◆ Description of the task ◆
Count how many lines of the material contain the string "chart", then give that number and nothing more.

+++

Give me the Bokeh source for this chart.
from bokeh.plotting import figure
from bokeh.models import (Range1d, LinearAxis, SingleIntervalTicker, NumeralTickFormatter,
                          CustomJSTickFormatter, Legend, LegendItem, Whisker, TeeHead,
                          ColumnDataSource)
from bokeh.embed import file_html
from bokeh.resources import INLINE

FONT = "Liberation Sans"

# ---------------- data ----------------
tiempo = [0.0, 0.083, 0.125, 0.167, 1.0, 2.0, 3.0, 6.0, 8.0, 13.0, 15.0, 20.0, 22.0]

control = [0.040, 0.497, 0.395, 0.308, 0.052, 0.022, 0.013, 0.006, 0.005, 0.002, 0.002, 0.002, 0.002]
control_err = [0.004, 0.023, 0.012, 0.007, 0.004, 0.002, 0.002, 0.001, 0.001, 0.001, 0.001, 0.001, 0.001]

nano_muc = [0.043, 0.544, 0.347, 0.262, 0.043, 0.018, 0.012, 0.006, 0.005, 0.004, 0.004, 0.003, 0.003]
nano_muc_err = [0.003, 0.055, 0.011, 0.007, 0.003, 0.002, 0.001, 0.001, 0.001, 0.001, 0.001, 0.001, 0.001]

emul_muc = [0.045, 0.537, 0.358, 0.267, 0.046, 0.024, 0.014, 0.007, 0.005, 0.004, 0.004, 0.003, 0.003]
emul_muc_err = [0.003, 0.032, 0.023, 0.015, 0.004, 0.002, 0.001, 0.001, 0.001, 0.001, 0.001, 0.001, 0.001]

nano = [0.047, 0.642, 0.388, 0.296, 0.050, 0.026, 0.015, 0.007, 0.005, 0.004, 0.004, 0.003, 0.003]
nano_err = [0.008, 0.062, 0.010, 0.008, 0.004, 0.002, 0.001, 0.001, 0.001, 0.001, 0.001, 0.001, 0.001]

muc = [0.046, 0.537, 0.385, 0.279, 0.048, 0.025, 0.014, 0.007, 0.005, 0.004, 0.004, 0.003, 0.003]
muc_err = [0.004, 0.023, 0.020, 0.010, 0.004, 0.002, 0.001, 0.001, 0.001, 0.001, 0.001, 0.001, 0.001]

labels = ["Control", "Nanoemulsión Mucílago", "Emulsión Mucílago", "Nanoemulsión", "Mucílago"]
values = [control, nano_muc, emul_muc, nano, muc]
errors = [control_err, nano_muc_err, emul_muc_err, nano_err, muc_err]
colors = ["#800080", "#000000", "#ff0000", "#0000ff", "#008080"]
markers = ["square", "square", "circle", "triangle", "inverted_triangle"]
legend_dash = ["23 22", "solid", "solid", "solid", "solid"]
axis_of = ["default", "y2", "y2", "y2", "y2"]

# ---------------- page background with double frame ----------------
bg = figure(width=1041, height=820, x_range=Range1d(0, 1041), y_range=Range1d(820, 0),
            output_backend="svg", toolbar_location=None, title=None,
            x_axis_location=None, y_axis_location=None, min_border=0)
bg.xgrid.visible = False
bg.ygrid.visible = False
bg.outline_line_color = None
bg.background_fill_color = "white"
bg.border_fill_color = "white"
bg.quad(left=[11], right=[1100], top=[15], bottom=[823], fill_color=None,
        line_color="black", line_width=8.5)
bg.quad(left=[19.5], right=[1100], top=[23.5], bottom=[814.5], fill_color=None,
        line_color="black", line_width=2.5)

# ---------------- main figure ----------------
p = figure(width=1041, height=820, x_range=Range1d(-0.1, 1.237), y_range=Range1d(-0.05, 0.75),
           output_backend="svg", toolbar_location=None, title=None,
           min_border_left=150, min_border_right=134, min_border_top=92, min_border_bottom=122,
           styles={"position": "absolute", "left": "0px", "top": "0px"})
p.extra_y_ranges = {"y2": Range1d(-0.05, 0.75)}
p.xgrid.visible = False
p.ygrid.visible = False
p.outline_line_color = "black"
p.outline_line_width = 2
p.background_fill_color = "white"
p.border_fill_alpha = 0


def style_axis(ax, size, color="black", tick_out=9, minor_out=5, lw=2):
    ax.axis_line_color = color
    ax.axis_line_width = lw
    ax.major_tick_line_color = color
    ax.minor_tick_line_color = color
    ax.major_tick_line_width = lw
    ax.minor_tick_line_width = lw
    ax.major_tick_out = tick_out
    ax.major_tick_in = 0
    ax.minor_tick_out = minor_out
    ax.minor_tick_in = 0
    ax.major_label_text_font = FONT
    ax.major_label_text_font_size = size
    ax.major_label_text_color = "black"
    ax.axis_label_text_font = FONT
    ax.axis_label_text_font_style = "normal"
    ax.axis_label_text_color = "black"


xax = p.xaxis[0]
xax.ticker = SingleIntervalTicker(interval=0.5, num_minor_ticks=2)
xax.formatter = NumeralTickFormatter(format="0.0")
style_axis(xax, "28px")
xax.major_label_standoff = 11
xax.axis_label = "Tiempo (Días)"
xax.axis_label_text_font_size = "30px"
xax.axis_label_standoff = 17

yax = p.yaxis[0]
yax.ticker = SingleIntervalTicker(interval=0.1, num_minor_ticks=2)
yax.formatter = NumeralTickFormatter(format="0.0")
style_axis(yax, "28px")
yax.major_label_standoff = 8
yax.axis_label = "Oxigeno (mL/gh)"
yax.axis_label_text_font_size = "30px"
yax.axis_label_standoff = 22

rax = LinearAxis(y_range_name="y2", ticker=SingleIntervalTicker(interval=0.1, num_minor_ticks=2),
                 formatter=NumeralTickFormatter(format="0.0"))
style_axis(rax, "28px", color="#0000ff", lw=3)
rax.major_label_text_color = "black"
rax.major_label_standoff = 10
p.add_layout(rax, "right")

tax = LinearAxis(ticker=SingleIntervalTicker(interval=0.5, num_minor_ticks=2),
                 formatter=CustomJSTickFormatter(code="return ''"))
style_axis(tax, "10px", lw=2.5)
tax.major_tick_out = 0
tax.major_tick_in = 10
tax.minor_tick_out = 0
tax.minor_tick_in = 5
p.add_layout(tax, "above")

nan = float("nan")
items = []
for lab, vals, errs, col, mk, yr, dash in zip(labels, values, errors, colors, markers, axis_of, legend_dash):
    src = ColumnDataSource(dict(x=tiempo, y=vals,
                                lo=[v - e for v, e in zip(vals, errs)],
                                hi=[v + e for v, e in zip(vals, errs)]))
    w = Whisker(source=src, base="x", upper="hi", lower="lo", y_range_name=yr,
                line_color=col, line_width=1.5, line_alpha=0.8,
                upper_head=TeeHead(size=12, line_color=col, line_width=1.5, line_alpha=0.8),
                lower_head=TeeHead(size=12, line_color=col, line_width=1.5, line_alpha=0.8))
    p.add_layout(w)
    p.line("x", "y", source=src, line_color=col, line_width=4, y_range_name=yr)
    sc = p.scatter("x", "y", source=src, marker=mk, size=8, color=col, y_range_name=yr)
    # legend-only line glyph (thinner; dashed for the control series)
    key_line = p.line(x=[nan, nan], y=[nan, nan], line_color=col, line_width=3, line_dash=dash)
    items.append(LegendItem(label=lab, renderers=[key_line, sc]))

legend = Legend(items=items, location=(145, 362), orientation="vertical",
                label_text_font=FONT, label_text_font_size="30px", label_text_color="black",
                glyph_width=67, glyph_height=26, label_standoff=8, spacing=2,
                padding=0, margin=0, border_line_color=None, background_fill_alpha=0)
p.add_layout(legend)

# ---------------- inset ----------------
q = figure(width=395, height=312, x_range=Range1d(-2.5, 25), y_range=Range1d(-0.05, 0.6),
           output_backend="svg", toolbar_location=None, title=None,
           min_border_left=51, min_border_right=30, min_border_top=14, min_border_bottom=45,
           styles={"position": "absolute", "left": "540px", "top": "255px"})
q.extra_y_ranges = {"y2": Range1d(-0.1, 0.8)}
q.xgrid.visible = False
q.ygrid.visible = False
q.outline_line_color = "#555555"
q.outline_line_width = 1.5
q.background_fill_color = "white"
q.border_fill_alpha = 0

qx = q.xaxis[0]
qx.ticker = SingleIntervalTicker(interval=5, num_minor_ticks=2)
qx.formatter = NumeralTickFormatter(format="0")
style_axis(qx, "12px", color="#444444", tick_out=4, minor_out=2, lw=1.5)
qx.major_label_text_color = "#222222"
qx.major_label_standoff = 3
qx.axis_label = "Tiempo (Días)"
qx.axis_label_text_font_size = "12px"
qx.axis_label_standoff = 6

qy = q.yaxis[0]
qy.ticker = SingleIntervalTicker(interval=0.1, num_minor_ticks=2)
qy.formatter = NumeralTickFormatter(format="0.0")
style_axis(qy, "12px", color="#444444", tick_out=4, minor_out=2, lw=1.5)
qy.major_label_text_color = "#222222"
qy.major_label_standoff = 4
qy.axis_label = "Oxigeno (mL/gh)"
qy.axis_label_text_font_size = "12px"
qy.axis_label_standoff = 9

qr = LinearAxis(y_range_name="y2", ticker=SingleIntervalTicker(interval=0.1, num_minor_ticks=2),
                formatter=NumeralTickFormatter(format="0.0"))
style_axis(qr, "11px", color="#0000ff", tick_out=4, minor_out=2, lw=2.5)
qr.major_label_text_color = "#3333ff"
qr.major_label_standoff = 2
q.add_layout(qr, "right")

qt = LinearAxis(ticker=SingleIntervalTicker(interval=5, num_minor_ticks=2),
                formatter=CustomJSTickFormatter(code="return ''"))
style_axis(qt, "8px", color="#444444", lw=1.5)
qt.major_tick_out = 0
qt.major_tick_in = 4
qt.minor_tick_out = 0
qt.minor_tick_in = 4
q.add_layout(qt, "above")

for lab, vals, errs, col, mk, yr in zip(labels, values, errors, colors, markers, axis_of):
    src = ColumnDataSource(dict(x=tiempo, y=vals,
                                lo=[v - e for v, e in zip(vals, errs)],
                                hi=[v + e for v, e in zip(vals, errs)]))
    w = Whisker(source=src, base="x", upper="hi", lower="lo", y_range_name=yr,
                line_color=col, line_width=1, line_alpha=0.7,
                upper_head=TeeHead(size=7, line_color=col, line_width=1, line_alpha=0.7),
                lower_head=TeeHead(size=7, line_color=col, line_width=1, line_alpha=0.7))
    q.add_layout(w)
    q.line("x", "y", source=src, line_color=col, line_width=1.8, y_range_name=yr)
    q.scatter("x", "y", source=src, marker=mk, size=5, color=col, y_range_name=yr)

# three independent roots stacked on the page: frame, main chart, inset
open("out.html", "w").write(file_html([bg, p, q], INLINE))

+++

◆ Output ◆
2